In your copy, include every line of the listing below exactly but none of the pictures.

===== DATASET EXTRACT =====

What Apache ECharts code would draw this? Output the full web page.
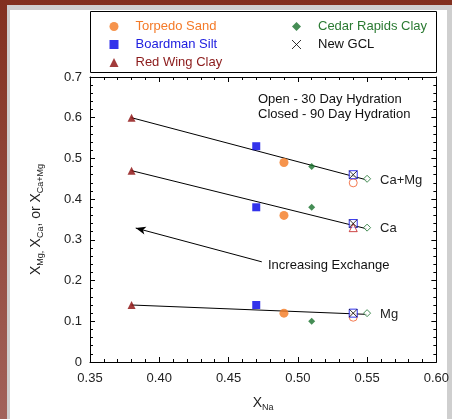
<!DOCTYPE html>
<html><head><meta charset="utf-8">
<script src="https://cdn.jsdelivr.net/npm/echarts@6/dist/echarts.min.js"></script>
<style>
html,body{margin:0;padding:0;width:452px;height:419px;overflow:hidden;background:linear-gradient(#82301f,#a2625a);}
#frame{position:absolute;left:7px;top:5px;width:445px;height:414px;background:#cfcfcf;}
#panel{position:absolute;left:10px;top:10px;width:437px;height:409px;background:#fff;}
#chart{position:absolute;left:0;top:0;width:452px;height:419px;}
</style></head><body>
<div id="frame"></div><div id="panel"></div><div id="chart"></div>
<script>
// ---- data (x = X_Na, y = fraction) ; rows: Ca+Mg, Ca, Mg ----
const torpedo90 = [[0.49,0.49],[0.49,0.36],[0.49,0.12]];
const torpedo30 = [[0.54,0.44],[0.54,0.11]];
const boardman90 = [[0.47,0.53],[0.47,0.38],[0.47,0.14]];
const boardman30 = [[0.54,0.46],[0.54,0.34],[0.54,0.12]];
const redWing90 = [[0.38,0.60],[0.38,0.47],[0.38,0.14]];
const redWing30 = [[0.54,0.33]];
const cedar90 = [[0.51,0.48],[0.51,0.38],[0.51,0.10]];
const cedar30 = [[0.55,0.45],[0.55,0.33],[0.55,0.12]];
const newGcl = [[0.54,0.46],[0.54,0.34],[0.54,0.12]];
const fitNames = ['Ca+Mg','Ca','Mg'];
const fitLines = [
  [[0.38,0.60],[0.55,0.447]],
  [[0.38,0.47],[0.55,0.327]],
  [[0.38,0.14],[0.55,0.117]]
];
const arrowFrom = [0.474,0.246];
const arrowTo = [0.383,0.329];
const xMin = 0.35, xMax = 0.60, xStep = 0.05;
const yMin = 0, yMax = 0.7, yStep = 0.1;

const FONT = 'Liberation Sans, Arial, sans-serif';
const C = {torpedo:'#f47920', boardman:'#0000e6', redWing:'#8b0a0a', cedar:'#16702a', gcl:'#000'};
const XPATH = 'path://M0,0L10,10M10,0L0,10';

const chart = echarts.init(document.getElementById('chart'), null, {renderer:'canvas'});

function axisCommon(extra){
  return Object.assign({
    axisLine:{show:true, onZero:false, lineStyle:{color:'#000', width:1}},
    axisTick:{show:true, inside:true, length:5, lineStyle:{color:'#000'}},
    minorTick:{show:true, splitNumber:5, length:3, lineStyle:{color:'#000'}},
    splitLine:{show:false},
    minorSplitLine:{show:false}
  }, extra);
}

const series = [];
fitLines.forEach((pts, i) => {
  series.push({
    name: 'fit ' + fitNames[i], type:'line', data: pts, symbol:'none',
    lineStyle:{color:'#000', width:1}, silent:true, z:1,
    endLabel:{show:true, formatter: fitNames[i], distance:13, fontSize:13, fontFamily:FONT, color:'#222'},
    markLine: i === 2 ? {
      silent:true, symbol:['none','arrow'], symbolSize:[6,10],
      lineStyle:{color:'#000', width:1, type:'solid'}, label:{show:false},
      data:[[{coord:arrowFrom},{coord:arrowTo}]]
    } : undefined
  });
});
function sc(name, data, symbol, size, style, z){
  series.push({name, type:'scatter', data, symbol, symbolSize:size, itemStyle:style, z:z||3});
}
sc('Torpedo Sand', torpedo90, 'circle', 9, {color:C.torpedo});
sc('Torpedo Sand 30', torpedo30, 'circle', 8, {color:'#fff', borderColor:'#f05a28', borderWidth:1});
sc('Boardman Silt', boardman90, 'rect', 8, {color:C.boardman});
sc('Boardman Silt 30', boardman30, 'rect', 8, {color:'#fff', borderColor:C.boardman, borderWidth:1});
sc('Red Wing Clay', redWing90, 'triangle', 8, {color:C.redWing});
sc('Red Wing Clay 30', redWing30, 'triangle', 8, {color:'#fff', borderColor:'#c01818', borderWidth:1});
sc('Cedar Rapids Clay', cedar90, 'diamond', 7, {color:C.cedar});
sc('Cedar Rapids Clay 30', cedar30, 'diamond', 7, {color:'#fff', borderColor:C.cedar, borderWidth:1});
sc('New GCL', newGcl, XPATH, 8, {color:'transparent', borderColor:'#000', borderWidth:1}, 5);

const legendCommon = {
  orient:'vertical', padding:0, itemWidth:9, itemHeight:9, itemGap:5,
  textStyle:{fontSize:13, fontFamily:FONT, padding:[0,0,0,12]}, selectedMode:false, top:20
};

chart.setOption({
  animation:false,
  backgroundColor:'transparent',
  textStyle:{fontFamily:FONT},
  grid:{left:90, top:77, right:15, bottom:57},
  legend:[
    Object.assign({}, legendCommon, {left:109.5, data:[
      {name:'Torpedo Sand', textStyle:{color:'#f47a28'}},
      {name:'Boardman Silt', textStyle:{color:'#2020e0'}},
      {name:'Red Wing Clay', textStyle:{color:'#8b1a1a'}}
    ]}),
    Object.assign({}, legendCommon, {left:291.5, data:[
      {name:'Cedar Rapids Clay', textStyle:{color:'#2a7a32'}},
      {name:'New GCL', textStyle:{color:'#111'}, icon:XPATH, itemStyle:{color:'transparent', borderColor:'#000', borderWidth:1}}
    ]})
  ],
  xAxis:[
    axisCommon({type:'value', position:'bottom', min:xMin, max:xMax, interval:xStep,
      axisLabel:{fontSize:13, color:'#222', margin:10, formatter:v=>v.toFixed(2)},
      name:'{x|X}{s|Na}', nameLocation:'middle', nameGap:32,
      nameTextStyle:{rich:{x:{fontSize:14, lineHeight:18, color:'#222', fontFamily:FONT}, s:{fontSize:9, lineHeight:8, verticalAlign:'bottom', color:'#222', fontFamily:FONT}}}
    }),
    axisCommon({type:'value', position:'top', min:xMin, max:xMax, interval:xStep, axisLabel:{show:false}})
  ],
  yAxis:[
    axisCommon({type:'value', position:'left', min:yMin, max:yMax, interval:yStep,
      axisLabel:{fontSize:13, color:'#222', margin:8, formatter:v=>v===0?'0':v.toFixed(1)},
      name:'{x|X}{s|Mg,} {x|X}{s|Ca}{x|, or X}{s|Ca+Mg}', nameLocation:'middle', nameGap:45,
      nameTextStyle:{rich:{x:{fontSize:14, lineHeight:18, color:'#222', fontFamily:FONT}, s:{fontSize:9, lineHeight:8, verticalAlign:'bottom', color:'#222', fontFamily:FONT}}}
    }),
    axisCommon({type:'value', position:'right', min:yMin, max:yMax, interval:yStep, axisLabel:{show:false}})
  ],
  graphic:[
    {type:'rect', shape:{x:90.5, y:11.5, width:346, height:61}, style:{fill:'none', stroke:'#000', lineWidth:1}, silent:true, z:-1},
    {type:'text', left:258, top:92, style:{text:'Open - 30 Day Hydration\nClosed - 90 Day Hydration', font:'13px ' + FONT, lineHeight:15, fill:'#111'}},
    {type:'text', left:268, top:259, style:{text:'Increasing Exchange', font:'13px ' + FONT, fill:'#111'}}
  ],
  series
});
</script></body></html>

=====

**WORKED SOLUTION**
What Apache ECharts code would draw this? Output the full web page.
<!DOCTYPE html>
<html><head><meta charset="utf-8">
<script src="https://cdn.jsdelivr.net/npm/echarts@6/dist/echarts.min.js"></script>
<style>
html,body{margin:0;padding:0;width:452px;height:419px;overflow:hidden;background:linear-gradient(#82301f,#a2625a);}
#frame{position:absolute;left:7px;top:5px;width:445px;height:414px;background:#cfcfcf;}
#panel{position:absolute;left:10px;top:10px;width:437px;height:409px;background:#fff;}
#chart{position:absolute;left:0;top:0;width:452px;height:419px;}
</style></head><body>
<div id="frame"></div><div id="panel"></div><div id="chart"></div>
<script>
// ---- data (x = X_Na, y = fraction) ; rows: Ca+Mg, Ca, Mg ----
const torpedo90 = [[0.49,0.49],[0.49,0.36],[0.49,0.12]];
const torpedo30 = [[0.54,0.44],[0.54,0.11]];
const boardman90 = [[0.47,0.53],[0.47,0.38],[0.47,0.14]];
const boardman30 = [[0.54,0.46],[0.54,0.34],[0.54,0.12]];
const redWing90 = [[0.38,0.60],[0.38,0.47],[0.38,0.14]];
const redWing30 = [[0.54,0.33]];
const cedar90 = [[0.51,0.48],[0.51,0.38],[0.51,0.10]];
const cedar30 = [[0.55,0.45],[0.55,0.33],[0.55,0.12]];
const newGcl = [[0.54,0.46],[0.54,0.34],[0.54,0.12]];
const fitNames = ['Ca+Mg','Ca','Mg'];
const fitLines = [
  [[0.38,0.60],[0.55,0.447]],
  [[0.38,0.47],[0.55,0.327]],
  [[0.38,0.14],[0.55,0.117]]
];
const arrowFrom = [0.474,0.246];
const arrowTo = [0.383,0.329];
const xMin = 0.35, xMax = 0.60, xStep = 0.05;
const yMin = 0, yMax = 0.7, yStep = 0.1;

const FONT = 'Liberation Sans, Arial, sans-serif';
const C = {torpedo:'#f47920', boardman:'#0000e6', redWing:'#8b0a0a', cedar:'#16702a', gcl:'#000'};
const XPATH = 'path://M0,0L10,10M10,0L0,10';

const chart = echarts.init(document.getElementById('chart'), null, {renderer:'canvas'});

function axisCommon(extra){
  return Object.assign({
    axisLine:{show:true, onZero:false, lineStyle:{color:'#000', width:1}},
    axisTick:{show:true, inside:true, length:5, lineStyle:{color:'#000'}},
    minorTick:{show:true, splitNumber:5, length:3, lineStyle:{color:'#000'}},
    splitLine:{show:false},
    minorSplitLine:{show:false}
  }, extra);
}

const series = [];
fitLines.forEach((pts, i) => {
  series.push({
    name: 'fit ' + fitNames[i], type:'line', data: pts, symbol:'none',
    lineStyle:{color:'#000', width:1}, silent:true, z:1,
    endLabel:{show:true, formatter: fitNames[i], distance:13, fontSize:13, fontFamily:FONT, color:'#222'},
    markLine: i === 2 ? {
      silent:true, symbol:['none','arrow'], symbolSize:[6,10],
      lineStyle:{color:'#000', width:1, type:'solid'}, label:{show:false},
      data:[[{coord:arrowFrom},{coord:arrowTo}]]
    } : undefined
  });
});
function sc(name, data, symbol, size, style, z){
  series.push({name, type:'scatter', data, symbol, symbolSize:size, itemStyle:style, z:z||3});
}
sc('Torpedo Sand', torpedo90, 'circle', 9, {color:C.torpedo});
sc('Torpedo Sand 30', torpedo30, 'circle', 8, {color:'#fff', borderColor:'#f05a28', borderWidth:1});
sc('Boardman Silt', boardman90, 'rect', 8, {color:C.boardman});
sc('Boardman Silt 30', boardman30, 'rect', 8, {color:'#fff', borderColor:C.boardman, borderWidth:1});
sc('Red Wing Clay', redWing90, 'triangle', 8, {color:C.redWing});
sc('Red Wing Clay 30', redWing30, 'triangle', 8, {color:'#fff', borderColor:'#c01818', borderWidth:1});
sc('Cedar Rapids Clay', cedar90, 'diamond', 7, {color:C.cedar});
sc('Cedar Rapids Clay 30', cedar30, 'diamond', 7, {color:'#fff', borderColor:C.cedar, borderWidth:1});
sc('New GCL', newGcl, XPATH, 8, {color:'transparent', borderColor:'#000', borderWidth:1}, 5);

const legendCommon = {
  orient:'vertical', padding:0, itemWidth:9, itemHeight:9, itemGap:5,
  textStyle:{fontSize:13, fontFamily:FONT, padding:[0,0,0,12]}, selectedMode:false, top:20
};

chart.setOption({
  animation:false,
  backgroundColor:'transparent',
  textStyle:{fontFamily:FONT},
  grid:{left:90, top:77, right:15, bottom:57},
  legend:[
    Object.assign({}, legendCommon, {left:109.5, data:[
      {name:'Torpedo Sand', textStyle:{color:'#f47a28'}},
      {name:'Boardman Silt', textStyle:{color:'#2020e0'}},
      {name:'Red Wing Clay', textStyle:{color:'#8b1a1a'}}
    ]}),
    Object.assign({}, legendCommon, {left:291.5, data:[
      {name:'Cedar Rapids Clay', textStyle:{color:'#2a7a32'}},
      {name:'New GCL', textStyle:{color:'#111'}, icon:XPATH, itemStyle:{color:'transparent', borderColor:'#000', borderWidth:1}}
    ]})
  ],
  xAxis:[
    axisCommon({type:'value', position:'bottom', min:xMin, max:xMax, interval:xStep,
      axisLabel:{fontSize:13, color:'#222', margin:10, formatter:v=>v.toFixed(2)},
      name:'{x|X}{s|Na}', nameLocation:'middle', nameGap:32,
      nameTextStyle:{rich:{x:{fontSize:14, lineHeight:18, color:'#222', fontFamily:FONT}, s:{fontSize:9, lineHeight:8, verticalAlign:'bottom', color:'#222', fontFamily:FONT}}}
    }),
    axisCommon({type:'value', position:'top', min:xMin, max:xMax, interval:xStep, axisLabel:{show:false}})
  ],
  yAxis:[
    axisCommon({type:'value', position:'left', min:yMin, max:yMax, interval:yStep,
      axisLabel:{fontSize:13, color:'#222', margin:8, formatter:v=>v===0?'0':v.toFixed(1)},
      name:'{x|X}{s|Mg,} {x|X}{s|Ca}{x|, or X}{s|Ca+Mg}', nameLocation:'middle', nameGap:45,
      nameTextStyle:{rich:{x:{fontSize:14, lineHeight:18, color:'#222', fontFamily:FONT}, s:{fontSize:9, lineHeight:8, verticalAlign:'bottom', color:'#222', fontFamily:FONT}}}
    }),
    axisCommon({type:'value', position:'right', min:yMin, max:yMax, interval:yStep, axisLabel:{show:false}})
  ],
  graphic:[
    {type:'rect', shape:{x:90.5, y:11.5, width:346, height:61}, style:{fill:'none', stroke:'#000', lineWidth:1}, silent:true, z:-1},
    {type:'text', left:258, top:92, style:{text:'Open - 30 Day Hydration\nClosed - 90 Day Hydration', font:'13px ' + FONT, lineHeight:15, fill:'#111'}},
    {type:'text', left:268, top:259, style:{text:'Increasing Exchange', font:'13px ' + FONT, fill:'#111'}}
  ],
  series
});
</script></body></html>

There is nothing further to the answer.